Schneidermann, as it turns out, is a Holocaust survivor and, in Laster's view, an unjustly neglected composer, the "iconoclast even the iconoclasts worshipped," while he, Laster, has lived a relatively privileged life as a soloist:
Good evening ladies and gentlemen, good evening kids of all ages, good evening my exwives and my wife and prospective wives, good evening some of my own children out there in the audience, good evening my lawyer, my agent, my accountant, good evening my recordlabel execs, good evening my podiatrist (who just last Thursday she told me that my onychauxis it had developed into onychogryphosis, had a professional trim my nails). . . .
Through Laster's mammoth spiel, we learn about both Schneidermann's and his own past, about how despite Schneidermann's experience in the Shoah he considered himself one of the last Old World Europeans, about Jewish history, about music. . .It's a fragmented piece of storytelling, to be sure, but eventually we learn those sorts of things we need to know about the characters--and really Laster and Schniedermann dominate the story--and their circumstances that we would get from a more straightforwardly related narrative. Laster is an unusual first-person narrator, but that's what he is, and we ultimately must judge him and his roundabout tale in the same way we would judge a more conventional first-person account.
In other words, the conventional elements of fiction are in play in this novel (substituting for the real playing of the concerto, as it were), but they are rhetorically shuffled in Laster's discontinuous streams of speech. The reader is asked to show a little patience, do a little honest work for his/her pleasure. The novel implicitly asks that we take the reading of a novel to be a unique experience, not just another rote variation on an a pre-established theme, just as Laster's "cadenza" is unlike any previously heard.
And there certainly are pleasures to be found in this novel, however much the easy ones are deferred.

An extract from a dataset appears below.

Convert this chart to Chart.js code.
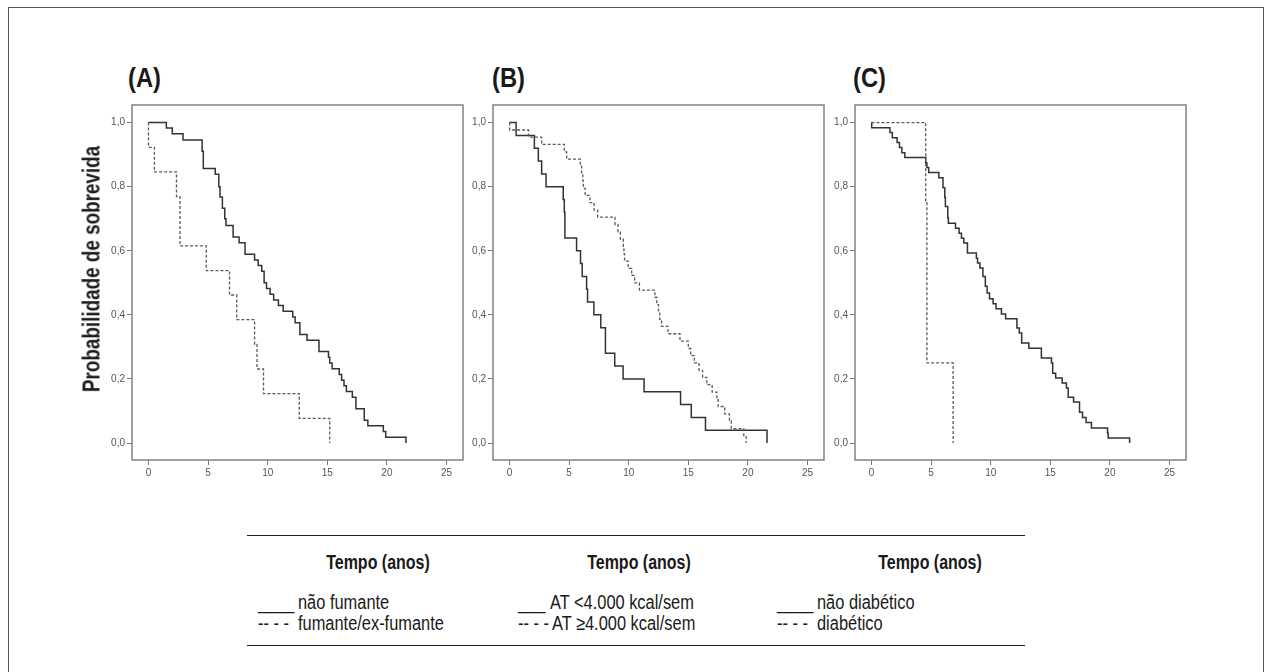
<!DOCTYPE html>
<html>
<head>
<meta charset="utf-8">
<script src="https://cdn.jsdelivr.net/npm/chart.js@4.4.1/dist/chart.umd.min.js"></script>
<style>
  html, body { margin: 0; padding: 0; background: #fff; }
  #page { position: relative; width: 1269px; height: 672px; overflow: hidden; background: #fff; }
  #frame { position: absolute; left: 8px; top: 7px; width: 1256px; height: 690px; border: 1.5px solid #555; box-sizing: border-box; }
  canvas { position: absolute; }
  .t { position: absolute; font-family: "Liberation Sans", Arial, sans-serif; color: #1a1a1a; white-space: nowrap; line-height: 1; }
  .panel { font-size: 27px; font-weight: bold; transform-origin: left center; transform: translateY(-50%) scaleX(0.88); }
  .ytitle { font-size: 23px; font-weight: bold; transform: translate(-50%, -50%) rotate(-90deg) scaleX(0.82); }
  .head { font-size: 19.5px; font-weight: bold; transform: translate(-50%, -50%) scaleX(0.82); }
  .row { font-size: 20px; transform-origin: left center; transform: translateY(-50%) scaleX(0.82); }
  .rule { position: absolute; left: 247px; width: 778px; height: 0; border-top: 1.5px solid #222; }
</style>
</head>
<body>
<div id="page">
  <div id="frame"></div>
  <canvas id="cA" width="376" height="390" style="left:92px;top:95px"></canvas>
  <canvas id="cB" width="376" height="390" style="left:453px;top:95px"></canvas>
  <canvas id="cC" width="376" height="390" style="left:815px;top:95px"></canvas>

  <div class="t panel" style="left:128px;top:78px">(A)</div>
  <div class="t panel" style="left:492px;top:78px">(B)</div>
  <div class="t panel" style="left:853px;top:78px">(C)</div>

  <div class="t ytitle" style="left:92px;top:269px">Probabilidade de sobrevida</div>

  <div class="rule" style="top:535px"></div>
  <div class="rule" style="top:645px"></div>

  <div class="t head" style="left:378px;top:563px">Tempo (anos)</div>
  <div class="t head" style="left:639px;top:563px">Tempo (anos)</div>
  <div class="t head" style="left:930px;top:563px">Tempo (anos)</div>

  <div class="t row" style="left:258px;top:602px">____</div>
  <div class="t row" style="left:298px;top:602px">não fumante</div>
  <div class="t row" style="left:258px;top:623px">-- - -</div>
  <div class="t row" style="left:298px;top:623px">fumante/ex-fumante</div>

  <div class="t row" style="left:518px;top:602px">___</div>
  <div class="t row" style="left:550px;top:602px">AT &lt;4.000 kcal/sem</div>
  <div class="t row" style="left:518px;top:623px">-- - -</div>
  <div class="t row" style="left:552px;top:623px">AT ≥4.000 kcal/sem</div>

  <div class="t row" style="left:777px;top:602px">____</div>
  <div class="t row" style="left:817px;top:602px">não diabético</div>
  <div class="t row" style="left:777px;top:623px">-- - -</div>
  <div class="t row" style="left:817px;top:623px">diabético</div>
</div>

<script>
// ---- tick labels ----
const X_TICKS = [0, 5, 10, 15, 20, 25];
const Y_TICKS = [0, 0.2, 0.4, 0.6, 0.8, 1.0];

// ---- (A) smoking ----
const A_NONSMOKER_T = [0, 1.5, 2.0, 2.9, 4.5, 4.6, 5.6, 5.9, 6.0, 6.2, 6.4, 6.5, 7.1, 7.6, 8.1, 8.9, 9.2, 9.5, 9.7, 9.9, 10.2, 10.5, 10.9, 11.3, 12.1, 12.3, 12.7, 13.3, 14.3, 15.1, 15.2, 15.4, 16.0, 16.2, 16.4, 16.6, 17.1, 17.4, 18.1, 18.4, 19.7, 19.9, 21.6];
const A_NONSMOKER_S = [1, 0.983, 0.965, 0.946, 0.911, 0.857, 0.839, 0.80, 0.768, 0.733, 0.70, 0.679, 0.643, 0.625, 0.589, 0.571, 0.554, 0.536, 0.500, 0.482, 0.464, 0.446, 0.429, 0.411, 0.393, 0.375, 0.339, 0.321, 0.286, 0.268, 0.250, 0.232, 0.214, 0.196, 0.179, 0.161, 0.143, 0.107, 0.071, 0.054, 0.036, 0.018, 0];
const A_SMOKER_T = [0, 0, 0.5, 2.35, 2.65, 4.85, 6.8, 7.4, 8.9, 9.1, 9.65, 12.65, 15.2];
const A_SMOKER_S = [1, 0.923, 0.846, 0.769, 0.615, 0.538, 0.462, 0.385, 0.308, 0.231, 0.154, 0.077, 0];

// ---- (B) physical activity ----
const B_LOW_T = [0, 0.56, 2.09, 2.42, 2.7, 3.07, 4.51, 4.6, 4.65, 5.63, 5.96, 6.1, 6.47, 6.55, 7.08, 7.66, 8.05, 8.83, 9.53, 11.29, 14.35, 15.25, 16.44, 21.6];
const B_LOW_S = [1, 0.96, 0.92, 0.88, 0.84, 0.80, 0.76, 0.72, 0.64, 0.60, 0.56, 0.52, 0.48, 0.44, 0.40, 0.36, 0.28, 0.24, 0.20, 0.16, 0.12, 0.08, 0.04, 0];
const B_HIGH_T = [0, 0.02, 1.6, 2.7, 4.6, 4.8, 5.95, 6.05, 6.15, 6.2, 6.35, 6.75, 7.1, 7.4, 8.85, 9.1, 9.3, 9.55, 9.6, 9.65, 9.95, 10.25, 10.5, 10.9, 12.2, 12.35, 12.5, 12.6, 12.75, 13.3, 14.3, 15.0, 15.2, 15.5, 15.9, 16.2, 16.55, 17.0, 17.4, 17.5, 18.05, 18.45, 18.6, 19.65, 19.85];
const B_HIGH_S = [1, 0.977, 0.955, 0.932, 0.909, 0.886, 0.864, 0.841, 0.818, 0.795, 0.773, 0.750, 0.727, 0.705, 0.682, 0.659, 0.636, 0.614, 0.591, 0.568, 0.545, 0.523, 0.5, 0.477, 0.455, 0.432, 0.409, 0.386, 0.364, 0.341, 0.318, 0.295, 0.273, 0.25, 0.227, 0.205, 0.182, 0.159, 0.136, 0.114, 0.091, 0.068, 0.045, 0.023, 0];

// ---- (C) diabetes ----
const C_NONDIAB_T = [0, 0.02, 1.55, 1.75, 2.15, 2.35, 2.55, 2.8, 4.55, 4.65, 4.8, 5.65, 6.0, 6.15, 6.2, 6.4, 6.45, 7.05, 7.35, 7.55, 7.75, 8.05, 8.8, 8.9, 9.1, 9.35, 9.55, 9.7, 9.9, 10.2, 10.45, 10.9, 11.25, 12.2, 12.4, 12.6, 13.2, 14.25, 15.1, 15.2, 15.45, 16.0, 16.35, 16.5, 16.95, 17.45, 17.7, 18.0, 18.45, 19.8, 19.85, 21.65];
const C_NONDIAB_S = [1, 0.984, 0.969, 0.953, 0.938, 0.922, 0.906, 0.891, 0.875, 0.86, 0.844, 0.828, 0.797, 0.766, 0.738, 0.703, 0.686, 0.67, 0.655, 0.639, 0.624, 0.593, 0.577, 0.562, 0.546, 0.52, 0.489, 0.468, 0.45, 0.435, 0.419, 0.403, 0.388, 0.359, 0.343, 0.312, 0.296, 0.265, 0.25, 0.218, 0.203, 0.187, 0.172, 0.143, 0.128, 0.096, 0.08, 0.064, 0.047, 0.031, 0.016, 0];
const C_DIAB_T = [0, 4.55, 4.65, 6.85];
const C_DIAB_S = [1, 0.75, 0.25, 0];

const FONT = '"Liberation Sans", Arial, sans-serif';

const framePlugin = {
  id: 'plotFrame',
  beforeDatasetsDraw(chart) {
    const { ctx, chartArea: a } = chart;
    ctx.save();
    ctx.strokeStyle = '#8a8a8a';
    ctx.lineWidth = 1.6;
    ctx.strokeRect(a.left, a.top, a.right - a.left, a.bottom - a.top);
    ctx.restore();
  }
};

function pts(T, S) { return T.map((t, i) => ({ x: t, y: S[i] })); }

function makeChart(id, solidT, solidS, dashT, dashS) {
  const ctx = document.getElementById(id).getContext('2d');
  return new Chart(ctx, {
    type: 'line',
    data: {
      datasets: [
        { data: pts(dashT, dashS), stepped: 'before', borderColor: '#5a5a5a', borderWidth: 1.3, borderDash: [3, 2], pointRadius: 0, fill: false },
        { data: pts(solidT, solidS), stepped: 'before', borderColor: '#333', borderWidth: 1.5, pointRadius: 0, fill: false }
      ]
    },
    options: {
      responsive: false,
      animation: false,
      devicePixelRatio: 1,
      layout: { padding: { top: 10, right: 5, left: 0, bottom: 0 } },
      plugins: { legend: { display: false }, tooltip: { enabled: false } },
      scales: {
        x: {
          type: 'linear', min: -1.38, max: 26.38,
          afterBuildTicks: s => { s.ticks = X_TICKS.map(v => ({ value: v })); },
          afterFit: s => { s.height = 25; },
          grid: { drawOnChartArea: false, drawTicks: true, tickLength: 5, color: '#777', lineWidth: 1 },
          border: { display: false },
          ticks: { font: { size: 10, family: FONT }, color: '#555', padding: 2, maxRotation: 0, autoSkip: false, callback: v => String(v) }
        },
        y: {
          type: 'linear', min: -0.053, max: 1.055,
          afterBuildTicks: s => { s.ticks = Y_TICKS.map(v => ({ value: v })); },
          afterFit: s => { s.width = 40; },
          grid: { drawOnChartArea: false, drawTicks: true, tickLength: 5, color: '#777', lineWidth: 1 },
          border: { display: false },
          ticks: { font: { size: 10, family: FONT }, color: '#555', padding: 2, autoSkip: false, callback: v => Number(v).toFixed(1).replace('.', ',') }
        }
      }
    },
    plugins: [framePlugin]
  });
}

makeChart('cA', A_NONSMOKER_T, A_NONSMOKER_S, A_SMOKER_T, A_SMOKER_S);
makeChart('cB', B_LOW_T, B_LOW_S, B_HIGH_T, B_HIGH_S);
makeChart('cC', C_NONDIAB_T, C_NONDIAB_S, C_DIAB_T, C_DIAB_S);
</script>
</body>
</html>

Many of the anecdotes Laster relates are compelling, some hillarious; over the long run, Laster's voice, and thus Laster himself, is vividly rendered, leading us through what becomes an hours-long exhortation, even if what we finally remember is probably less Schniedermann (who remains, perhaps unavoidably so, somewhat distanced and enigmatic) than Laster's own desperate attempt to make us remember him. More than anything else, however, there is the language, the Yiddish-inflected, frequently over-the-top speaking style exemplified in the passages I have already quoted. Cohen is skillful indeed in deploying this language, and if readers are able to accustom themselves to Laster's strung-out, stop/start way of summoning up those events that have culminated in this night at Carnegie Hall, they will surely find themselves enjoying the jokes, the deliberate or not-so-deliberate malapropisms, the puns, the occasional passages of real eloquence.

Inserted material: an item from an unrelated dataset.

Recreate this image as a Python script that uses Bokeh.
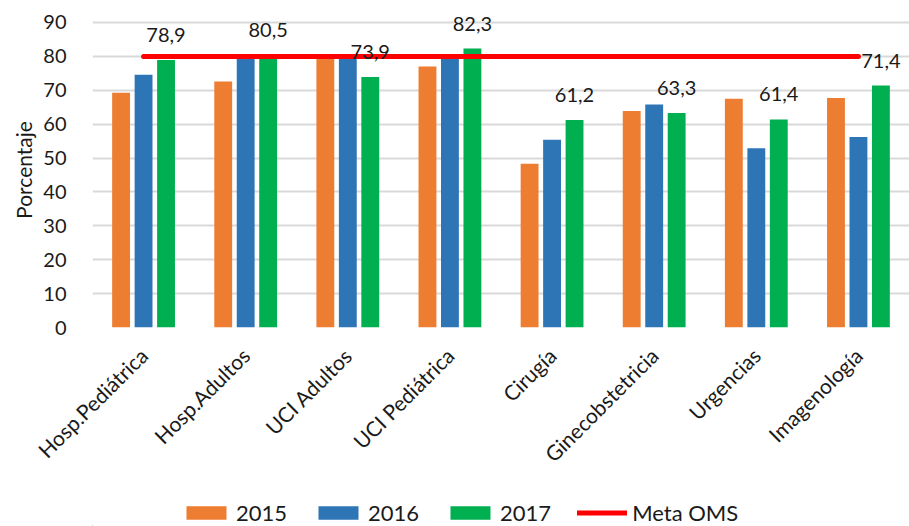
import math
from bokeh.plotting import figure
from bokeh.layouts import column
from bokeh.models import ColumnDataSource, FactorRange, Range1d, Legend, LegendItem, FixedTicker
from bokeh.transform import dodge
from bokeh.core.properties import value
from bokeh.embed import file_html
from bokeh.resources import INLINE

categories = ["Hosp.Pediátrica", "Hosp.Adultos", "UCI Adultos", "UCI Pediátrica",
              "Cirugía", "Ginecobstetricia", "Urgencias", "Imagenología"]
v2015 = [69.3, 72.6, 79.6, 77.0, 48.3, 63.9, 67.5, 67.7]
v2016 = [74.6, 80.1, 79.8, 79.6, 55.4, 65.8, 52.9, 56.2]
v2017 = [78.9, 80.5, 73.9, 82.3, 61.2, 63.3, 61.4, 71.4]
meta_oms = 80
y_ticks = [0, 10, 20, 30, 40, 50, 60, 70, 80, 90]
series_names = ["2015", "2016", "2017", "Meta OMS"]
colors = ["#ED7D31", "#2E75B6", "#00B050", "#FF0000"]

labels2017 = [f"{v:.1f}".replace(".", ",") for v in v2017]

src = ColumnDataSource(dict(cat=categories, v2015=v2015, v2016=v2016, v2017=v2017,
                            lab=labels2017))

FONT = "Lato"
TXT = "#1a1a1a"

# frame top extended ~10px above the 90 gridline so the labels are not clipped
p = figure(width=909, height=498, x_range=FactorRange(*categories, range_padding=0),
           y_range=Range1d(0, 92.95), output_backend="svg", toolbar_location=None,
           min_border_left=92, min_border_right=0, min_border_top=12, min_border_bottom=171)
p.outline_line_color = None
p.background_fill_color = "white"

bw = 0.175
p.vbar(x=dodge("cat", -0.22, range=p.x_range), top="v2015", width=bw, source=src,
       fill_color=colors[0], line_color=None)
p.vbar(x=dodge("cat", 0.0, range=p.x_range), top="v2016", width=bw, source=src,
       fill_color=colors[1], line_color=None)
p.vbar(x=dodge("cat", 0.22, range=p.x_range), top="v2017", width=bw, source=src,
       fill_color=colors[2], line_color=None)
p.line(x=[categories[0], categories[-1]], y=[meta_oms, meta_oms], line_width=5,
       line_color=colors[3], line_cap="round")

p.text(x=dodge("cat", 0.22, range=p.x_range), y="v2017", text="lab", source=src,
       text_font=value(FONT), text_font_size="20px", text_align="center",
       text_baseline="middle", y_offset=-25, text_color=TXT)

# axes
p.yaxis.ticker = FixedTicker(ticks=y_ticks)
p.yaxis.axis_line_color = None
p.yaxis.major_tick_line_color = None
p.yaxis.minor_tick_line_color = None
p.yaxis.major_label_text_font = FONT
p.yaxis.major_label_text_font_size = "20px"
p.yaxis.major_label_text_color = TXT
p.yaxis.major_label_standoff = 20
p.yaxis.axis_label = "Porcentaje"
p.yaxis.axis_label_text_font = FONT
p.yaxis.axis_label_text_font_size = "21px"
p.yaxis.axis_label_text_font_style = "normal"
p.yaxis.axis_label_text_color = TXT
p.yaxis.axis_label_standoff = 4

p.xaxis.axis_line_color = None
p.xaxis.major_tick_line_color = None
p.xaxis.minor_tick_line_color = None
p.xaxis.major_label_orientation = math.pi / 4
p.xaxis.major_label_text_font = FONT
p.xaxis.major_label_text_font_size = "21px"
p.xaxis.major_label_text_color = TXT
p.xaxis.major_label_standoff = 18

p.xgrid.grid_line_color = None
p.ygrid.grid_line_color = "#d9d9d9"
p.ygrid.grid_line_width = 2

# legend in a separate strip (its frame is aligned with the main frame, x starts at 92)
lf = figure(width=909, height=28, x_range=Range1d(0, 909), y_range=Range1d(0, 28),
            output_backend="svg", toolbar_location=None, x_axis_type=None, y_axis_type=None,
            min_border=0)
lf.outline_line_color = None
lf.xgrid.grid_line_color = None
lf.ygrid.grid_line_color = None
lr = []
for c in colors[:3]:
    lr.append(lf.vbar(x=[-500], top=[1], width=1, fill_color=c, line_color=None))
lr.append(lf.line(x=[-500, -490], y=[1, 1], line_width=5, line_color=colors[3],
                  line_cap="round"))

legend = Legend(items=[LegendItem(label=n, renderers=[r]) for n, r in zip(series_names, lr)],
                orientation="horizontal", location=(89, 0),
                glyph_width=50, glyph_height=17, label_text_font=FONT,
                label_text_font_size="22px", label_text_color=TXT,
                spacing=26, label_standoff=5, border_line_color=None,
                background_fill_alpha=0, margin=0, padding=2)
lf.add_layout(legend, "center")

layout = column(p, lf, spacing=0)
open("out.html", "w").write(file_html(layout, INLINE))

Some readers might balk at a novel that at first seems so determined to avoid "entertainment." (Laster, after all, himself seemingly interrupts the entertainment in order to berate his audience with his words, to get them to pay attention to his verbal cadenza and not just passively admire his musical one. At the same time, one could regard Laster as a kind of Catskill tummler, a stand-up comic who in discarding his role as Serious Artist discovers another talent for schtick.) But I have to say that ultimately I found Cadenza for the Schniedermann Violin Concerto to be abundantly entertaining, both as a "story" that is satisfying if deliberately circuitous and as an experiment in storytelling. I enjoy witnessing a writer, any artist, imaginatively transform the medium in which he is working, and I believe Cohen does an impressive job at sustaining his experiment--to make this rambling kind of storytelling itself part of the "point" of the story--over 300+ pages. (The jokes and the fascinating tidbits of information help.) Cohen has succeeded in taking one man's headlong attempt at "expression" and, through relentless artifice, almost a parody of the will to express, created an aesthetically complex (and engaging, precisely because it is complex) work of fiction.
Note: In a review at Barnstorm, Tim Horvath discusses the "content" of Cadenza more fully than I do here.